Enforcing an Individual Arbitration Agreement Despite Federal Arbitration Act’s Section 1 Exemption
We successfully represented a prominent trucking company in its efforts to compel individual arbitration of a putative Fair Labor Standards Act (“FLSA”) collective action alleging purported minimum wage violations.
Our client, a large motor carrier doing business in the state of California, hired the Plaintiff as a driver. Plaintiff alleged that drivers who drove “over-the-road” were gone on trips for days at a time and that while out on the road, they had to be continuously on duty. Because drivers were allegedly compensated on a per mile basis, Plaintiff claimed the Defendant did not pay them for various time supposedly worked, including time spent in the sleeper berth as well as time spent on inspections, refueling, waiting for loading/unloading, and for direction.
After entering into a “Driver Tuition Reimbursement and Employment Contract,” our client promised to reimburse the Plaintiff for tuition spent on her commercial driver’s license education in exchange for Plaintiff’s commitment to work as a truck driver for our client for at least 12 months.
Separately, Plaintiff signed a voluntary Mutual Arbitration Agreement (“Arbitration Agreement”), agreeing to individual arbitration of “all claims or disputes, whether or not arising out of the Employee’s employment by the Company.” The Agreement indicated that it would “be governed and construed in accordance with the Federal Arbitration Act (FAA), 9 U.S.C. §§ 1, et seq., and/or the laws of the State of Utah.”
Plaintiff did not have to enter into the Arbitration Agreement. She also could have opted out of it for up to 30 days after she voluntarily signed it.
Plaintiff did not dispute that her claims were within the scope of the Arbitration Agreement but instead focused on whether the Arbitration Agreement was enforceable.
Plaintiff argued that the Federal Arbitration Act (FAA) did not apply to her and the putative class because, as truck drivers, they were engaged in interstate commerce and were thus exempt from it under 9 U.S.C. § 1. We argued on behalf of our client that the Arbitration Agreement was enforceable under Utah law even if not valid under the FAA. In turn, Plaintiff responded that the Arbitration Agreement was ambiguous as to whether Utah law applies at all. She also argued that the Arbitration Agreement was unconscionable.

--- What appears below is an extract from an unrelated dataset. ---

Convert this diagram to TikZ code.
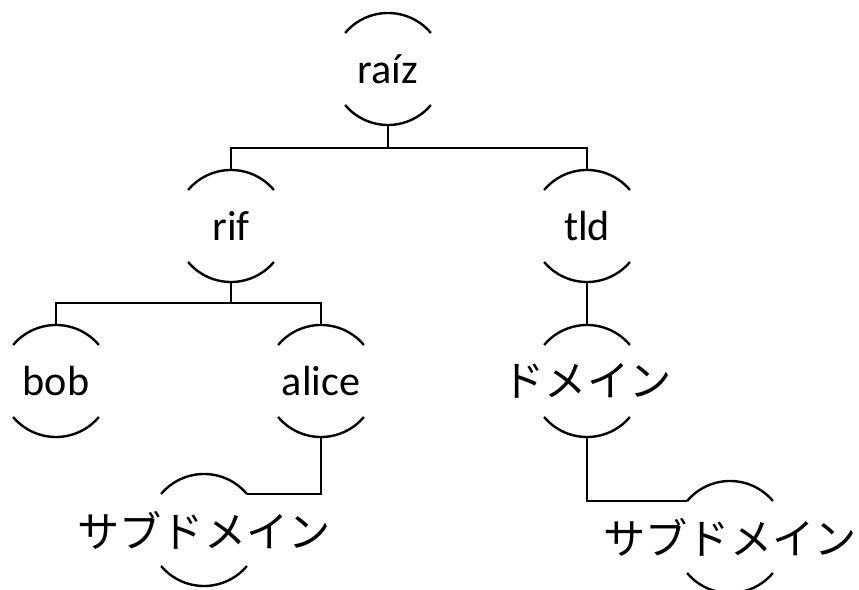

The Court agreed that the Arbitration Agreement was enforceable under Utah law even assuming that the choice-of-law provision was ambiguous. The Court also found that Plaintiff’s focus on the purported ambiguity and disfavor of the term “and/or” was not persuasive, noting that the ambiguity did not concern the central question of whether arbitration should proceed and Utah law interprets ambiguities in favor of arbitration.
Plaintiff’s unconscionability argument, which focused on the Arbitration Agreement’s class action waiver and the circumstances related to the agreement’s formation, was also without merit. With respect to the first argument, the Court found that Utah law allows class action waivers.
As for Plaintiff’s second point, the Court held that the parties had clearly agreed to arbitrate and Plaintiff could not argue otherwise given that she signed a standalone document prominently titled “Mutual Arbitration Agreement.”
After Plaintiff was ordered to proceed to individual arbitration on all claims, she asked the Court to certify its ruling for an appeal. However, the court denied Plaintiff’s motion. Accordingly, a case that could have involved thousands of drivers was reduced by our office to a single individual arbitration.